Algebra for computer science and function nesting

The fundamental mathematical basis of computer science is that code and data are the same things. A sequence of bits can represent real numbers, integers, vectors, groups, matrices, video , audio, or programs, algorithms or even proofs. When we try to describe these systems mathematically, then it should not be surprising when we encounter a value that is also a map and a map with an image that consists of more maps.  For example, in a UNIX/MULTICS type file system if the file system is represented by a map F:Paths → Data, the data for a directory could also be considered to be or to represent a map.
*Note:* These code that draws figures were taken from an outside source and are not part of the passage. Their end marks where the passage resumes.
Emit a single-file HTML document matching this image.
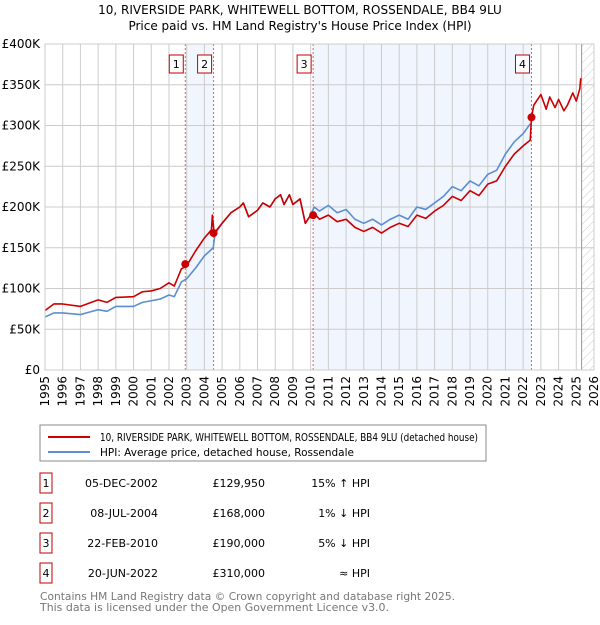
<!DOCTYPE html>
<html><head><meta charset="utf-8"><style>
body{margin:0;background:#fff;font-family:"Liberation Sans","DejaVu Sans",sans-serif;}
#wrap{position:relative;width:600px;height:620px;}
text{font-family:"DejaVu Sans","Liberation Sans",sans-serif;}
</style></head><body><div id="wrap">
<svg id="c" width="600" height="620">
<text x="300" y="14" text-anchor="middle" font-size="12">10, RIVERSIDE PARK, WHITEWELL BOTTOM, ROSSENDALE, BB4 9LU</text>
<text x="300" y="30" text-anchor="middle" font-size="12">Price paid vs. HM Land Registry's House Price Index (HPI)</text>
<g id="plot"></g>
<rect x="40" y="425" width="446" height="36" fill="#fff" stroke="#888"/>
<line x1="48" y1="437" x2="90" y2="437" stroke="#cc0000" stroke-width="2"/>
<text x="100" y="441" font-size="11" textLength="378" lengthAdjust="spacingAndGlyphs">10, RIVERSIDE PARK, WHITEWELL BOTTOM, ROSSENDALE, BB4 9LU (detached house)</text>
<line x1="48" y1="452" x2="90" y2="452" stroke="#5b8fd0" stroke-width="2"/>
<text x="100" y="456" font-size="11" textLength="254" lengthAdjust="spacingAndGlyphs">HPI: Average price, detached house, Rossendale</text>
<g id="table" font-size="11"></g>
<text x="40" y="600" font-size="11" fill="#777" textLength="415" lengthAdjust="spacingAndGlyphs">Contains HM Land Registry data © Crown copyright and database right 2025.</text>
<text x="40" y="611" font-size="11" fill="#777" textLength="349" lengthAdjust="spacingAndGlyphs">This data is licensed under the Open Government Licence v3.0.</text>
</svg>
<script>
const yTicks=[0,50,100,150,200,250,300,350,400];
const years=[1995,1996,1997,1998,1999,2000,2001,2002,2003,2004,2005,2006,2007,2008,2009,2010,2011,2012,2013,2014,2015,2016,2017,2018,2019,2020,2021,2022,2023,2024,2025,2026];
const hpiT=[1995,1995.5,1996,1997,1997.5,1998,1998.5,1999,2000,2000.5,2001,2001.5,2002,2002.3,2002.7,2003,2003.5,2004,2004.5,2004.6,2005,2005.5,2006,2006.2,2006.5,2007,2007.3,2007.7,2008,2008.3,2008.5,2008.8,2009,2009.4,2009.7,2010,2010.2,2010.5,2011,2011.5,2012,2012.5,2013,2013.5,2014,2014.5,2015,2015.5,2016,2016.5,2017,2017.5,2018,2018.5,2019,2019.5,2020,2020.5,2021,2021.5,2022,2022.4];
const hpiV=[65,70,70,68,71,74,72,78,78,83,85,87,92,90,108,112,125,140,150,167,180,193,200,205,188,196,205,200,210,215,203,215,203,210,180,190,200,195,202,193,197,185,180,185,178,185,190,185,200,197,205,213,225,220,232,226,240,245,265,280,290,302];
const redT=[1995,1995.5,1996,1997,1997.5,1998,1998.5,1999,2000,2000.5,2001,2001.5,2002,2002.3,2002.7,2003,2003.5,2004,2004.4,2004.45,2004.55,2005,2005.5,2006,2006.2,2006.5,2007,2007.3,2007.7,2008,2008.3,2008.5,2008.8,2009,2009.4,2009.7,2010,2010.2,2010.5,2011,2011.5,2012,2012.5,2013,2013.5,2014,2014.5,2015,2015.5,2016,2016.5,2017,2017.5,2018,2018.5,2019,2019.5,2020,2020.5,2021,2021.5,2022,2022.4,2022.47,2022.6,2023,2023.3,2023.5,2023.8,2024,2024.3,2024.5,2024.8,2025,2025.2,2025.25];
const redV=[73,81,81,78,82,86,83,89,90,96,97,100,107,103,124,128,146,162,172,190,168,180,193,200,205,188,196,205,200,210,215,203,215,203,210,180,190,192,185,190,182,185,175,170,175,168,175,180,176,190,186,195,202,213,208,220,214,228,232,250,265,275,282,310,325,338,320,335,322,332,318,325,340,330,345,358];
const sales=[[2002.92,129.95,"1","05-DEC-2002","£129,950","15% ↑ HPI"],[2004.52,168,"2","08-JUL-2004","£168,000","1% ↓ HPI"],[2010.14,190,"3","22-FEB-2010","£190,000","5% ↓ HPI"],[2022.47,310,"4","20-JUN-2022","£310,000","≈ HPI"]];
const NS="http://www.w3.org/2000/svg";
const X0=45,X1=594,Y0=370,Y1=44;
const sx=t=>X0+(t-1995)/(2026-1995)*(X1-X0);
const sy=v=>Y0-v/400*(Y0-Y1);
const g=document.getElementById('plot');
function mk(tag,at,parent){const e=document.createElementNS(NS,tag);for(const k in at)e.setAttribute(k,at[k]);(parent||g).appendChild(e);return e;}
let r=mk('rect',{x:sx(sales[0][0]),y:Y1,width:sx(sales[1][0])-sx(sales[0][0]),height:Y0-Y1,fill:'#eef3fc',opacity:0.8});


r=mk('rect',{x:sx(sales[2][0]),y:Y1,width:sx(sales[3][0])-sx(sales[2][0]),height:Y0-Y1,fill:'#eef3fc',opacity:0.8});


const defs=mk('defs',{});
const pat=mk('pattern',{id:'h',width:6,height:6,patternUnits:'userSpaceOnUse',patternTransform:'rotate(45)'},defs);
mk('line',{x1:0,y1:0,x2:0,y2:6,stroke:'#ccc','stroke-width':1},pat);
r=mk('rect',{x:sx(2025.3),y:Y1,width:X1-sx(2025.3),height:Y0-Y1,fill:'url(#h)'});


yTicks.forEach(v=>{const l=mk('line',{x1:X0,x2:X1,y1:sy(v),y2:sy(v),stroke:'#ccc'});


const t=mk('text',{x:X0-5,y:sy(v)+4,'text-anchor':'end','font-size':12});t.textContent=v===0?'£0':'£'+v+'K';

});
years.forEach(y=>{const l=mk('line',{x1:sx(y),x2:sx(y),y1:Y1,y2:Y0,stroke:'#ccc'});


const t=mk('text',{x:0,y:0,'text-anchor':'end','font-size':12,transform:`translate(${sx(y)+4},${Y0+6}) rotate(-90)`});t.textContent=y;

});
mk('line',{x1:sx(2025.3),x2:sx(2025.3),y1:Y1,y2:Y0,stroke:'#999'});
sales.forEach(s=>{const l=mk('line',{x1:sx(s[0]),x2:sx(s[0]),y1:Y1,y2:Y0,stroke:'#e06060','stroke-dasharray':'2,2'});


const bx=mk('rect',{x:sx(s[0])-16,y:55,width:14,height:18,fill:'#fff',stroke:'#b00'});


const t=mk('text',{x:sx(s[0])-9,y:68,'text-anchor':'middle','font-size':11});t.textContent=s[2];

});
function line(T,V,col,name){const p=mk('polyline',{points:T.map((t,i)=>sx(t)+','+sy(V[i])).join(' '),fill:'none',stroke:col,'stroke-width':1.6,'stroke-linejoin':'round'});

}
line(hpiT,hpiV,'#5b8fd0','hpi-line');
line(redT,redV,'#cc0000','price-paid-line');
sales.forEach(s=>{const c=mk('circle',{cx:sx(s[0]),cy:sy(s[1]),r:4,fill:'#cc0000'});

});
mk('rect',{x:X0,y:Y1,width:X1-X0,height:Y0-Y1,fill:'none',stroke:'#ccc'});
const tb=document.getElementById('table');
sales.forEach((s,i)=>{const y=483+i*30;
const b=mk('rect',{x:40,y:y-10,width:12,height:20,fill:'#fff',stroke:'#b00'},tb);


[[46,s[2],'middle'],[158,s[3],'end'],[265,s[4],'end'],[370,s[5],'end']].forEach(([x,txt,a],j)=>{const t=mk('text',{x:x,y:y+4,'text-anchor':a,'font-size':11},tb);t.textContent=txt;

});});
</script>
</div></body></html>
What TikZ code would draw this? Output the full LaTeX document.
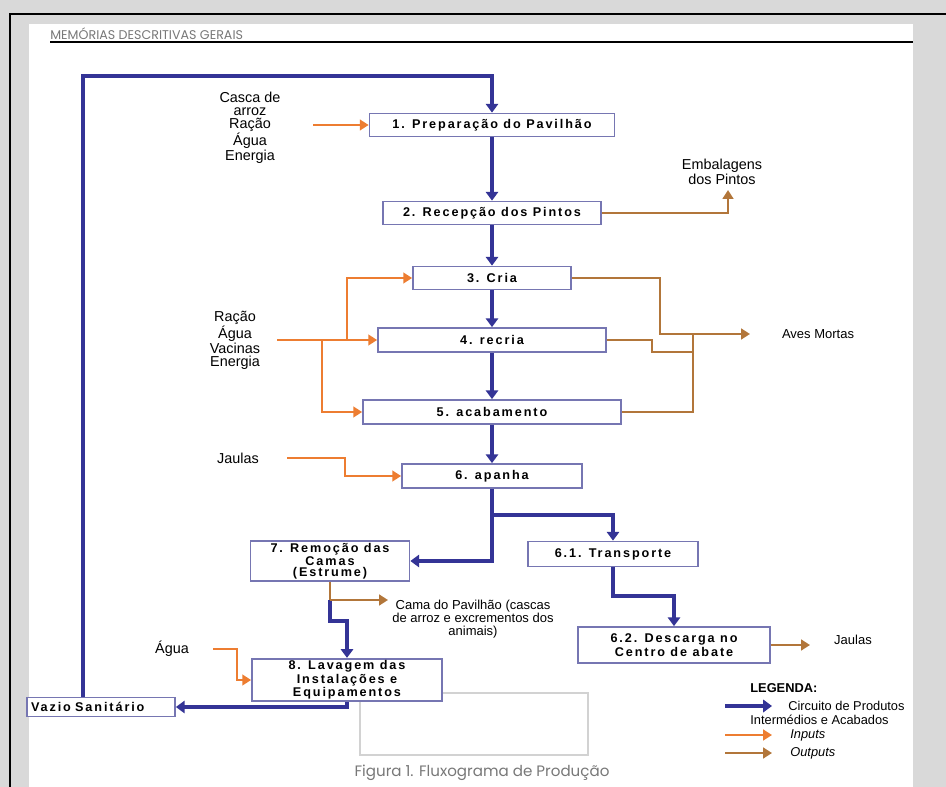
\documentclass[tikz,border=0pt]{standalone}
\usepackage{fontspec}
\setmainfont{Liberation Sans}
\newfontfamily\boxfont[LetterSpace=15]{Liberation Sans}
\newfontfamily\pagefont{Poppins}
\usetikzlibrary{arrows.meta}

\definecolor{pagegray}{RGB}{217,217,217}
\definecolor{flowblue}{RGB}{52,52,150}
\definecolor{boxline}{RGB}{118,118,178}
\definecolor{inorange}{RGB}{237,125,49}
\definecolor{outbrown}{RGB}{178,118,58}
\definecolor{pagetext}{RGB}{120,120,120}

\begin{document}
\begin{tikzpicture}[x=0.02cm,y=-0.02cm,
	box/.style={draw=boxline,line width=1pt,fill=white,inner sep=1pt,align=center,
		font=\boxfont\bfseries\fontsize{7.2}{8}\selectfont},
	flow/.style={draw=flowblue,line width=1.8pt,-{Triangle[width=7pt,length=5pt]}},
	flowline/.style={draw=flowblue,line width=1.8pt},
	inarrow/.style={draw=inorange,line width=1.4pt,-{Triangle[width=6pt,length=5pt]}},
	outarrow/.style={draw=outbrown,line width=1.4pt,-{Triangle[width=6pt,length=5pt]}},
	outline/.style={draw=outbrown,line width=1.4pt},
	lbl/.style={align=center,inner sep=0pt,font=\fontsize{8.2}{7.3}\selectfont},
	small/.style={align=center,inner sep=0pt,font=\fontsize{7.4}{7.6}\selectfont},
	]

	\useasboundingbox (0,0) rectangle (946,787);
	\fill[pagegray] (0,0) rectangle (946,787);
	\fill[white] (29,24) rectangle (913,787);
	\draw[line width=0.8pt] (10,787) -- (10,14) -- (946,14);

	\node[anchor=south west,inner sep=0pt,text=pagetext,font=\pagefont\fontsize{7.2}{8}\selectfont] (head) at (50,40) {MEMÓRIAS DESCRITIVAS GERAIS};
	\draw[line width=0.6pt] (50,42) -- (913,42);

	\draw[gray!35,line width=0.6pt] (360,693) rectangle (588,755);

	\node[box,minimum width=4.9cm,minimum height=0.46cm] (b1) at (492,125) {1. Preparação do Pavilhão};
	\node[box,minimum width=4.36cm,minimum height=0.46cm] (b2) at (492,213) {2. Recepção dos Pintos};
	\node[box,minimum width=3.16cm,minimum height=0.46cm] (b3) at (492,278) {3. Cria};
	\node[box,minimum width=4.56cm,minimum height=0.48cm] (b4) at (492,340) {4. recria};
	\node[box,minimum width=5.16cm,minimum height=0.48cm] (b5) at (492,412) {5. acabamento};
	\node[box,minimum width=3.6cm,minimum height=0.48cm] (b6) at (492,476) {6. apanha};
	\node[box,minimum width=3.4cm,minimum height=0.5cm] (b61) at (613,554) {6.1. Transporte};
	\node[box,minimum width=3.84cm,minimum height=0.72cm] (b62) at (674,645) {6.2. Descarga no\\Centro de abate};
	\node[box,minimum width=3.18cm,minimum height=0.64cm,font=\boxfont\bfseries\fontsize{7.2}{5}\selectfont] (b7) at (330,561) {7. Remoção das\\Camas\\(Estrume)};
	\node[box,minimum width=3.8cm,minimum height=0.7cm,font=\boxfont\bfseries\fontsize{7.2}{5}\selectfont] (b8) at (347,680) {8. Lavagem das\\Instalações e\\Equipamentos};
	\node[box,minimum width=2.96cm,minimum height=0.38cm,text width=2.8cm,align=left] (vazio) at (101,707) {Vazio Sanitário};

	\node[lbl] (in1) at (250,128) {Casca de\\arroz\\Ração\\Água\\Energia};
	\node[lbl] (in2) at (235,340) {Ração\\Água\\Vacinas\\Energia};
	\node[lbl] (in3) at (238,458) {Jaulas};
	\node[lbl] (in4) at (172,649) {Água};
	\node[lbl] (emb) at (722,172) {Embalagens\\dos Pintos};
	\node[small] (aves) at (818,334) {Aves Mortas};
	\node[small] (cama) at (473,619) {Cama do Pavilhão (cascas\\de arroz e excrementos dos\\animais)};
	\node[small] (jaulas2) at (853,640) {Jaulas};

	\draw[flow] (b1) -- (b2);
	\draw[flow] (b2) -- (b3);
	\draw[flow] (b3) -- (b4);
	\draw[flow] (b4) -- (b5);
	\draw[flow] (b5) -- (b6);
	\coordinate (fork) at (492,515);
	\draw[flowline] (b6) -- (fork);
	\draw[flow] (fork) -| (b61);
	\draw[flow] (fork) |- (b7);
	\coordinate (t1) at (613,596);
	\draw[flow] (b61) -- (t1) -| (b62);
	\coordinate (cm) at (330,600);
	\coordinate (t2) at (330,621);
	\draw[flow] (cm) -- (t2) -| (b8);
	\draw[flow] (b8) |- (vazio);
	\coordinate (loop) at (83,76);
	\draw[flow] (vazio.north -| loop) -- (loop) -| (b1);

	\coordinate (in1s) at (313,125);
	\draw[inarrow] (in1s) -- (b1);
	\coordinate (in2s) at (277,340);
	\coordinate (j1) at (347,340);
	\coordinate (j2) at (322,340);
	\draw[inarrow] (in2s) -- (b4);
	\draw[inarrow] (j1) |- (b3);
	\draw[inarrow] (j2) |- (b5);
	\coordinate (in3s) at (287,458);
	\coordinate (j3) at (345,467);
	\draw[inarrow] (in3s) -| (j3) |- (b6);
	\coordinate (in4s) at (213,649);
	\coordinate (j4) at (237,665);
	\draw[inarrow] (in4s) -| (j4) |- (b8);

	\coordinate (embtip) at (728,190);
	\draw[outarrow] (b2) -| (embtip);
	\coordinate (a1) at (660,334);
	\coordinate (amtip) at (750,334);
	\draw[outarrow] (b3) -| (a1) -- (amtip);
	\coordinate (a2) at (652,352);
	\coordinate (a3) at (693,352);
	\draw[outline] (b4) -| (a2) -- (a3);
	\draw[outline] (a1 -| a3) -- (a3) |- (b5);
	\coordinate (cmend) at (388,600);
	\draw[outline] (b7) -- (cm);
	\draw[outarrow] (cm) -- (cmend);
	\coordinate (j2tip) at (810,645);
	\draw[outarrow] (b62) -- (j2tip);

	\node[anchor=west,inner sep=0pt,font=\bfseries\fontsize{7.3}{8}\selectfont] (leg) at (750,688) {LEGENDA:};
	\coordinate (lg1) at (725,706);
	\coordinate (lg1e) at (772,706);
	\coordinate (lg2) at (725,735);
	\coordinate (lg2e) at (772,735);
	\coordinate (lg3) at (725,753);
	\coordinate (lg3e) at (772,753);
	\draw[flow] (lg1) -- (lg1e);
	\draw[inarrow] (lg2) -- (lg2e);
	\draw[outarrow] (lg3) -- (lg3e);
	\node[anchor=west,inner sep=0pt,font=\fontsize{7.3}{8}\selectfont] (leg1a) at (788,706) {Circuito de Produtos};
	\node[anchor=west,inner sep=0pt,font=\fontsize{7.3}{8}\selectfont] (leg1b) at (750,720) {Intermédios e Acabados};
	\node[anchor=west,inner sep=0pt,font=\itshape\fontsize{7.3}{8}\selectfont] (leg2) at (790,735) {Inputs};
	\node[anchor=west,inner sep=0pt,font=\itshape\fontsize{7.3}{8}\selectfont] (leg3) at (790,753) {Outputs};

	\node[text=pagetext,inner sep=0pt,font=\pagefont\fontsize{8.6}{9}\selectfont] (cap) at (482,773) {Figura 1. Fluxograma de Produção};
\end{tikzpicture}
\end{document}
If F(home/snowden/passwords) is block of text, then F(home/snowden) is or encodes a map from strings to some information about where to find the file. In the original UNIX file systems F(home/snowden) is a map from strings to inode numbers. So (F(home/snowden))(passwords) is the inode number of the file that contains the passwords. UNIX style tree structured file systems are generally embedded in simpler file systems that map inode numbers to file contents S:Inode → Data. So the resolution of file names to data involves something like this

F(home/snowden/passwords) =  S(S(S((S(root)(home)))(snowden))(passwords)))

In more detail:

i1 = S(root)(home); i2 = S(i1)(snowden);  i3 = S(i2)(password);

data = S(i3). 

This kind of construct is familiar to programmers, but seems weird in math even though it’s well defined and not all that deep.